4・3事件そのものにからんだ死者は3万人を超えると聞いています。その祈念塔的な場所が4・3平和公園ということもよく理解できました。平和の礎によく似た感じのものもあります。これをつくる際に沖縄の平和祈念公園に視察に来たということでして、沖縄県の大田県政時代の平和行政がそういう面でもかなり影響を与えているということも実感しました。

一方で済州島というのは特別自治道なんですね。国から相当大きな権限を譲り渡してもらって自治道を形成している。しかも、韓国政府から「世界平和の島」に指定されているのです。

沖縄でも、かつて道州制の議論のとき、単独自治州でやるべきだということで沖縄各界、超党派で意見をまとめてその準備をしていたわけです。しかし、道州制そのものが雲散霧消してしまいました。その議論をしているさなかに、済州島から勉強しに来たそうですよ。

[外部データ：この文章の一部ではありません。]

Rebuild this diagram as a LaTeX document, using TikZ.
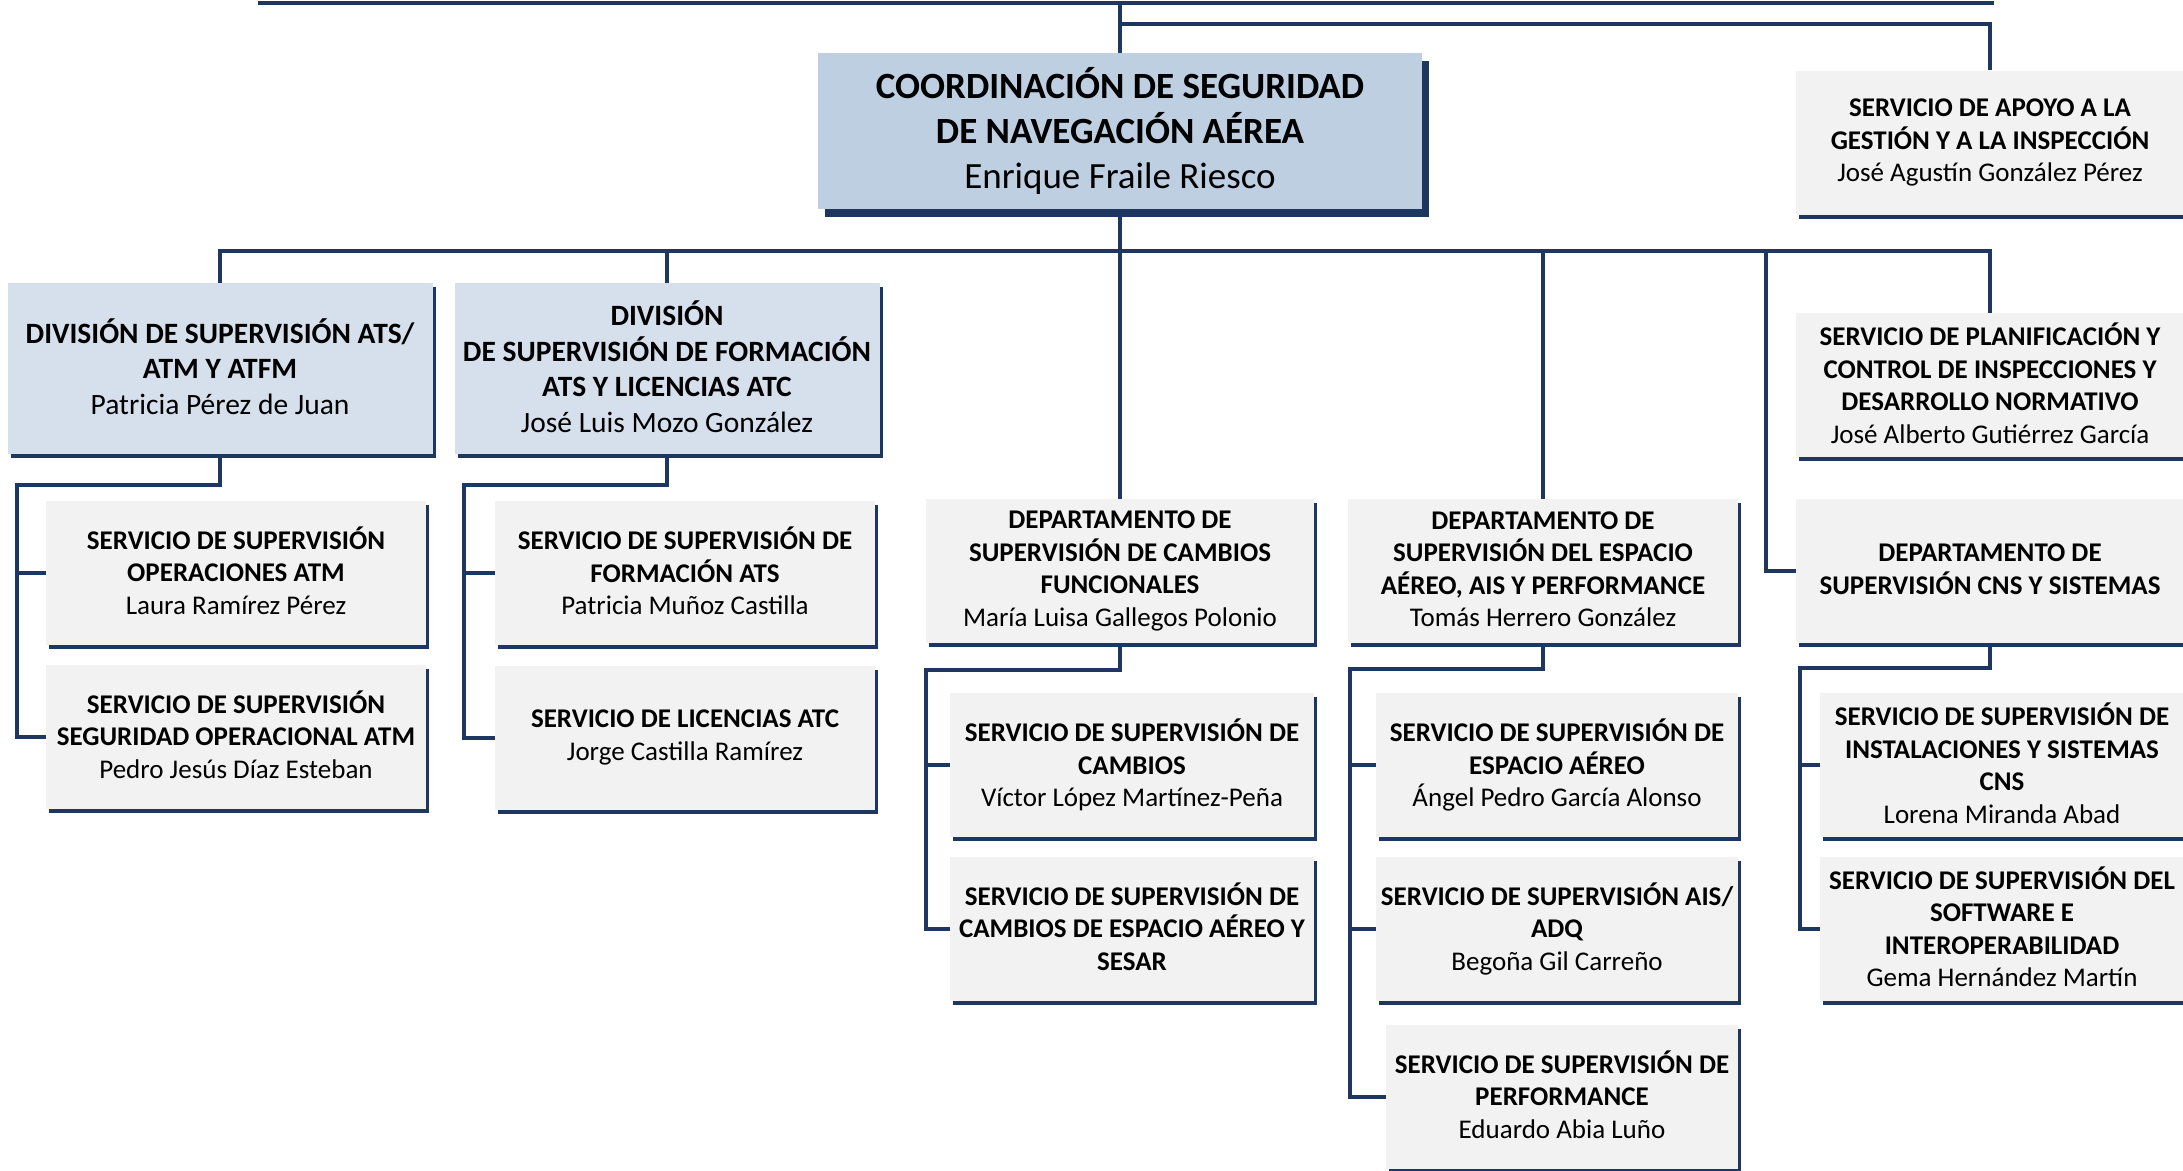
\documentclass[tikz,border=0pt]{standalone}
\usepackage{fontspec}
\setmainfont{Carlito}
\usetikzlibrary{shadows,backgrounds}
\definecolor{navy}{RGB}{29,55,97}
\definecolor{coordblue}{RGB}{190,207,226}
\definecolor{divblue}{RGB}{214,223,236}
\definecolor{servgray}{RGB}{242,242,242}

\begin{document}
\begin{tikzpicture}[x=1pt,y=-1pt,
    box/.style={rectangle,inner sep=0pt,align=center,font=\fontsize{27}{32.5}\selectfont\bfseries,
        execute at end node={\rule[-4pt]{0pt}{1pt}}},
    boxshadow/.style={general shadow={fill=navy,shadow xshift=3pt,shadow yshift=-4pt}},
    coordbox/.style={box,fill=coordblue,font=\fontsize{37}{45}\selectfont\bfseries,
        minimum width=604pt,minimum height=156pt,
        general shadow={fill=navy,shadow xshift=7pt,shadow yshift=-8pt}},
    divbox/.style={box,boxshadow,fill=divblue,font=\fontsize{29.5}{35.5}\selectfont\bfseries,
        minimum width=425pt,minimum height=171pt},
    servbox/.style={box,boxshadow,fill=servgray,minimum height=144pt},
    link/.style={navy,line width=4pt}]
\useasboundingbox (0,0) rectangle (2183,1170);

\node[coordbox] (A) at (1120,131) {COORDINACIÓN DE SEGURIDAD\\DE NAVEGACIÓN AÉREA\\\mdseries Enrique Fraile Riesco};%coordinacion
\node[servbox,minimum width=388pt] (B) at (1990,142.5) {SERVICIO DE APOYO A LA\\GESTIÓN Y A LA INSPECCIÓN\\\mdseries José Agustín González Pérez};%apoyo
\node[divbox] (C) at (220,368.5) {DIVISIÓN DE SUPERVISIÓN ATS/\\ATM Y ATFM\\\mdseries Patricia Pérez de Juan};%div ats
\node[divbox] (D) at (667,368.5) {DIVISIÓN\\DE SUPERVISIÓN DE FORMACIÓN\\ATS Y LICENCIAS ATC\\\mdseries José Luis Mozo González};%div formacion
\node[servbox,minimum width=380pt] (E) at (236,572.5) {SERVICIO DE SUPERVISIÓN\\OPERACIONES ATM\\\mdseries Laura Ramírez Pérez};
\node[servbox,minimum width=380pt] (F) at (236,736.5) {SERVICIO DE SUPERVISIÓN\\SEGURIDAD OPERACIONAL ATM\\\mdseries Pedro Jesús Díaz Esteban};
\node[servbox,minimum width=380pt] (G) at (685,573) {SERVICIO DE SUPERVISIÓN DE\\FORMACIÓN ATS\\\mdseries Patricia Muñoz Castilla};
\node[servbox,minimum width=380pt] (H) at (685,737.5) {SERVICIO DE LICENCIAS ATC\\\mdseries Jorge Castilla Ramírez};
\node[servbox,minimum width=388pt] (I) at (1120,571) {DEPARTAMENTO DE\\SUPERVISIÓN DE CAMBIOS\\FUNCIONALES\\\mdseries María Luisa Gallegos Polonio};%dep cambios
\node[servbox,minimum width=364pt] (J) at (1132,765) {SERVICIO DE SUPERVISIÓN DE\\CAMBIOS\\\mdseries Víctor López Martínez-Peña};
\node[servbox,minimum width=364pt] (K) at (1132,928.5) {SERVICIO DE SUPERVISIÓN DE\\CAMBIOS DE ESPACIO AÉREO Y\\SESAR};
\node[servbox,minimum width=390pt] (L) at (1543,571) {DEPARTAMENTO DE\\SUPERVISIÓN DEL ESPACIO\\AÉREO, AIS Y PERFORMANCE\\\mdseries Tomás Herrero González};%dep espacio
\node[servbox,minimum width=362pt] (M) at (1557,765) {SERVICIO DE SUPERVISIÓN DE\\ESPACIO AÉREO\\\mdseries Ángel Pedro García Alonso};
\node[servbox,minimum width=362pt] (N) at (1557,928.5) {SERVICIO DE SUPERVISIÓN AIS/\\ADQ\\\mdseries Begoña Gil Carreño};
\node[servbox,minimum width=352pt] (O) at (1562,1096.5) {SERVICIO DE SUPERVISIÓN DE\\PERFORMANCE\\\mdseries Eduardo Abia Luño};
\node[servbox,minimum width=388pt] (P) at (1990,385) {SERVICIO DE PLANIFICACIÓN Y\\CONTROL DE INSPECCIONES Y\\DESARROLLO NORMATIVO\\\mdseries José Alberto Gutiérrez García};%planificacion
\node[servbox,minimum width=388pt] (Q) at (1990,571) {DEPARTAMENTO DE\\SUPERVISIÓN CNS Y SISTEMAS};%dep cns
\node[servbox,minimum width=364pt] (R) at (2002,765) {SERVICIO DE SUPERVISIÓN DE\\INSTALACIONES Y SISTEMAS\\CNS\\\mdseries Lorena Miranda Abad};
\node[servbox,minimum width=364pt] (S) at (2002,928.5) {SERVICIO DE SUPERVISIÓN DEL\\SOFTWARE E\\INTEROPERABILIDAD\\\mdseries Gema Hernández Martín};

\coordinate (topL) at (258,2.5);
\coordinate (topR) at (1994,2.5);
\coordinate (apoyo) at (1120,24);%branch
\coordinate (bus) at (1120,251);
\coordinate (cns) at (1766,251);

\begin{scope}[on background layer]
\begin{scope}[link]
\draw (topL) -- (topR);
\draw (A.north |- topL) -- (I.north);
\draw (apoyo) -| (B.north);
\draw (C.north) |- (bus) -| (P.north);
\draw (D.north) -- (D.north |- bus);
\draw (L.north) -- (L.north |- bus);
\draw (cns) |- (Q.west);
\draw (C.south) -- ++(0,31) -| ([xshift=-29pt]E.west) |- (F.west);
\draw ([xshift=-29pt]E.west) -- (E.west);
\draw (D.south) -- ++(0,31) -| ([xshift=-31pt]G.west) |- (H.west);
\draw ([xshift=-31pt]G.west) -- (G.west);
\draw (I.south) -- ++(0,27) -| ([xshift=-24pt]J.west) |- (K.west);
\draw ([xshift=-24pt]J.west) -- (J.west);
\draw (L.south) -- ++(0,26) -| ([xshift=-26pt]M.west) |- (O.west);
\draw ([xshift=-26pt]M.west) -- (M.west);
\draw ([xshift=-26pt]N.west) -- (N.west);
\draw (Q.south) -- ++(0,25) -| ([xshift=-20pt]R.west) |- (S.west);
\draw ([xshift=-20pt]R.west) -- (R.west);
\end{scope}
\end{scope}
\end{tikzpicture}
\end{document}
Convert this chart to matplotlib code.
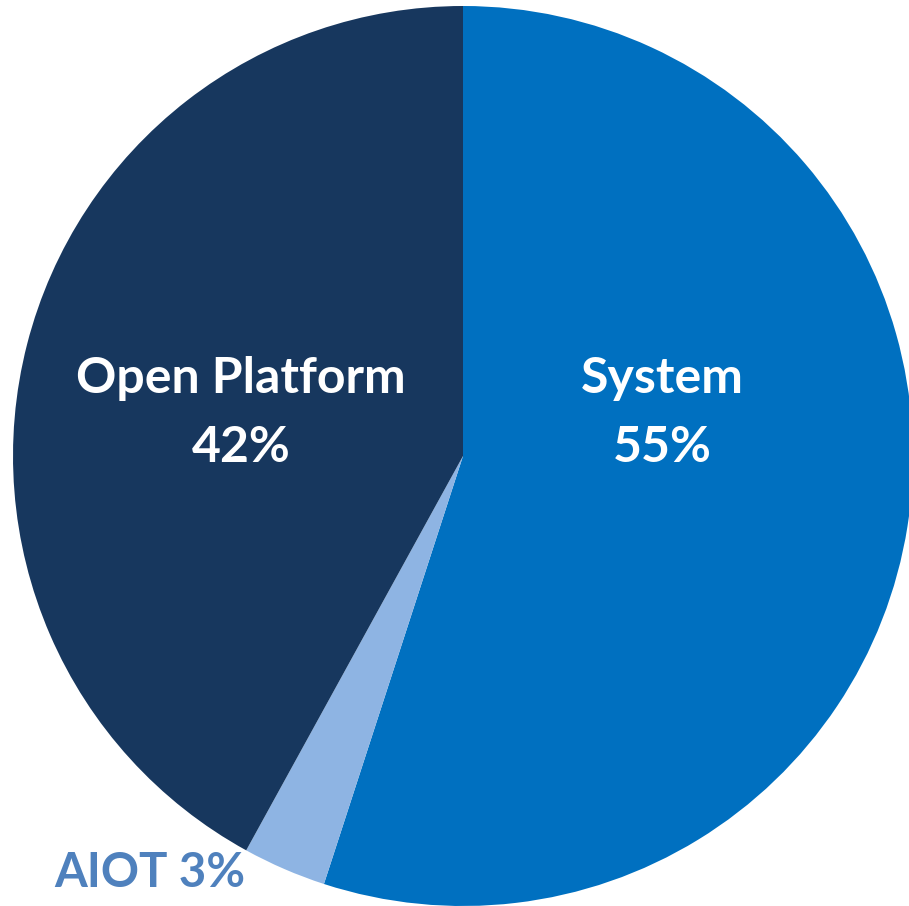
import matplotlib.pyplot as plt

labels = ['System', 'AIOT', 'Open Platform']
shares = [55, 3, 42]
colors = ['#0070C0', '#8EB4E3', '#17375E']

fig = plt.figure(figsize=(9.09, 9.06), dpi=100)
ax = fig.add_axes([0, 0, 1, 1])

ax.pie(shares, colors=colors, startangle=90, counterclock=False,
       center=(463, 450), radius=450, frame=True,
       wedgeprops=dict(linewidth=0))
ax.set_xlim(0, 909)
ax.set_ylim(0, 906)
ax.set_aspect('equal')
ax.axis('off')

font = dict(family='Lato', weight='bold', fontsize=36)
ax.text(662, 513, labels[0], color='white', ha='center', va='baseline', **font)
ax.text(662, 444, f'{shares[0]}%', color='white', ha='center', va='baseline', **font)
ax.text(241, 513, labels[2], color='white', ha='center', va='baseline', **font)
ax.text(241, 444, f'{shares[2]}%', color='white', ha='center', va='baseline', **font)
ax.text(150, 19, f'{labels[1]} {shares[1]}%', color='#4F81BD', ha='center',
        va='baseline', family='Lato', weight='bold', fontsize=34)

fig.savefig('out.png', dpi=100)
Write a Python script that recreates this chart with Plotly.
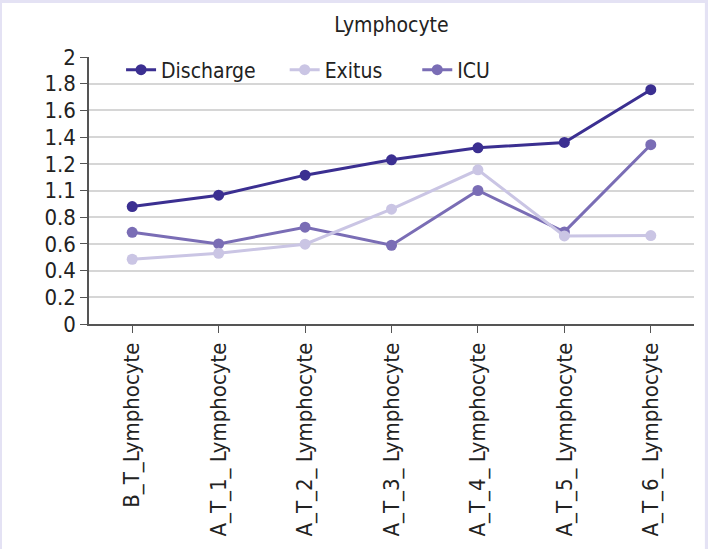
import plotly.graph_objects as go

categorias = [
    "B_T_Lymphocyte", "A_T_1_ Lymphocyte", "A_T_2_ Lymphocyte", "A_T_3_ Lymphocyte",
    "A_T_4_ Lymphocyte", "A_T_5_ Lymphocyte", "A_T_6_ Lymphocyte",
]
discharge = [0.88, 0.965, 1.115, 1.23, 1.32, 1.36, 1.755]
exitus = [0.485, 0.53, 0.598, 0.86, 1.155, 0.66, 0.662]
icu = [0.687, 0.60, 0.725, 0.59, 1.0, 0.69, 1.343]

tick_vals = [0, 0.2, 0.4, 0.6, 0.8, 1.0, 1.2, 1.4, 1.6, 1.8, 2.0]
tick_text = ["0", "0.2", "0.4", "0.6", "0.8", "1.1", "1.2", "1.4", "1.6", "1.8", "2"]

colores = {"Discharge": "#3b2f91", "Exitus": "#cac5e4", "ICU": "#7a6db5"}
fuente = "DejaVu Sans Condensed, Open Sans, sans-serif"
# separación extra entre entradas de la leyenda
relleno = {"Discharge": "&nbsp;" * 4, "Exitus": "&nbsp;" * 5, "ICU": ""}

fig = go.Figure()
# Exitus se dibuja encima de ICU; el orden de la leyenda se fija con legendrank
for nombre, valores, rango in [("Discharge", discharge, 1), ("ICU", icu, 3), ("Exitus", exitus, 2)]:
    fig.add_trace(go.Scatter(
        x=categorias, y=valores, name=nombre + relleno[nombre], mode="lines+markers",
        legendrank=rango,
        line=dict(color=colores[nombre], width=3),
        marker=dict(color=colores[nombre], size=11),
    ))

# marco lavanda con fondo blanco
fig.add_shape(type="rect", xref="paper", yref="paper",
              x0=-0.1438, x1=1.018, y0=-0.95, y1=1.2022,
              fillcolor="white", line_width=0, layer="below")

fig.update_layout(
    width=708, height=549,
    margin=dict(l=89, r=14, t=57, b=225),
    paper_bgcolor="#e4e2f4",
    plot_bgcolor="rgba(0,0,0,0)",
    font=dict(family=fuente, color="#222222"),
    title=dict(text="Lymphocyte", x=0.5, xref="paper", xanchor="center",
               y=0.955, yanchor="middle", font=dict(size=21, color="#222222")),
    showlegend=True,
    legend=dict(orientation="h", x=0.053, xanchor="left", y=0.951, yanchor="middle",
                font=dict(size=21), bgcolor="rgba(0,0,0,0)", itemwidth=30,
                traceorder="normal"),
    xaxis=dict(
        range=[-0.5, 6.5], showgrid=False, showline=True, linecolor="#555555", linewidth=1.5,
        ticks="outside", ticklen=7, tickcolor="#555555", tickangle=-90,
        ticklabelstandoff=1, tickfont=dict(size=22, color="#222222"),
    ),
    yaxis=dict(
        range=[0, 2], tickvals=tick_vals, ticktext=tick_text,
        showgrid=True, gridcolor="#d6d6d6", gridwidth=1.5,
        showline=True, linecolor="#555555", linewidth=1.5, zeroline=False,
        ticks="outside", ticklen=7, tickcolor="#555555",
        tickfont=dict(size=22, color="#222222"),
    ),
)

fig.write_html("out.html", config={"displayModeBar": False},
               post_script="document.body.style.margin='0';")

結果として済州は特別自治道が実現し、相当に大きな権限をもつようになった。他方、沖縄は沙汰やみになってしまいました。沖縄が自治のあり方について将来を考えていくうえで、済州の行政はどうなっているか、勉強しに行く意義はあるんじゃないかというふうにも申し上げました。

沖縄は「平和の要石」
こんにちまでの間、大田県政から稲嶺、仲井眞、翁長、今の県政と続くわけですが、近隣諸国地域との民間交流は盛んにやっているんですね。芸術家同士の交流とか経済交流とか。その交流の経験を生かして、それを発展的に続けていくことがアジアの平和にとってたいへん有意義だし、また貢献できるということも十分に感じました。

沖縄県の地域的な特性は、米軍が軍事上「太平洋の要石」という位置づけをしたのと同じような位置づけで、「平和の要石」になり得るということは歴史的にも証明されています。大交易時代の「万国津梁」です。

沖縄県の地域外交室はまだ緒に就いたばかりですが、その方向に向かって歩み出した。県内紙社説は、「県の地域外交が本格始動した」と評価してくれていました。そういう意味で、大きな展望をもって、アジアとの共生ということを目標に据えて、大いに働くヒントがあるという気がいたします。

7月には知事が日本国際貿易促進協会(国貿促)の団で北京にまいります。コロナ禍での中断を挟んで、久しぶりの訪中になります。そのあとに時期を見計らって台湾にも行きます。中国の福建そして台湾、沖縄というところの交流を密にしていけば、一定程度といいますか、緊張緩和の一つのモデルがつくれるんじゃないかという感じがしています。そのへんの方向性をしっかり押さえながら、いろいろな政策をつくっていくということですね。

さらに未定ですけれど、フィリピンを中心に1、2カ国を訪問するという計画もあります。フィリピンはクラーク空軍基地、スービック海軍基地を米軍から取り返したという経験があります。スービック基地は民間に開放されたあと町づくりが進んでいる。クラーク基地も国家の下で開発計画が進んでいます。私は県建設業協会会長時代にフィリピンに視察に行きました。返還後の土地利用政策に学ぶものがあるんじゃないかいうことで。フィリピンは中国と米国とを使い分けて対応していますよね。

中国、台湾を基礎にしながらインドネシア、あるいはベトナムあたりにも、という方向性をもっていろんなことができるという気がします。一地方自治体ながら、こういうことができるということを全国自治体にお示しできればいいですね。知事も地域外交を積極的にやると言われています。武田駐済州日本国総領事も「沖縄県の自治体外交を積極的に支援します」と言ってくれましたからね。済州には中国海南島の代表も来られていて、地域として独自外交を展開する重要性を訴えていた。

そういうことが平和を担保するという気がします。平和はわれわれがつくりあげていく。その先兵になるという意気込みでおります。

これは万国津梁の精神、「三韓の秀を鍾め、大明を以て輔車と為し日域を以て唇歯と為して、此の二つの中間に在りて湧出せる蓬莱島なり」の一文から始まるその精神そのものです。これは世界的な位置、特性、役割を認識して発信したメッセージです。その当時の気概をしっかり受け継ぎながら、頑張っていかなきゃいけないと思っています。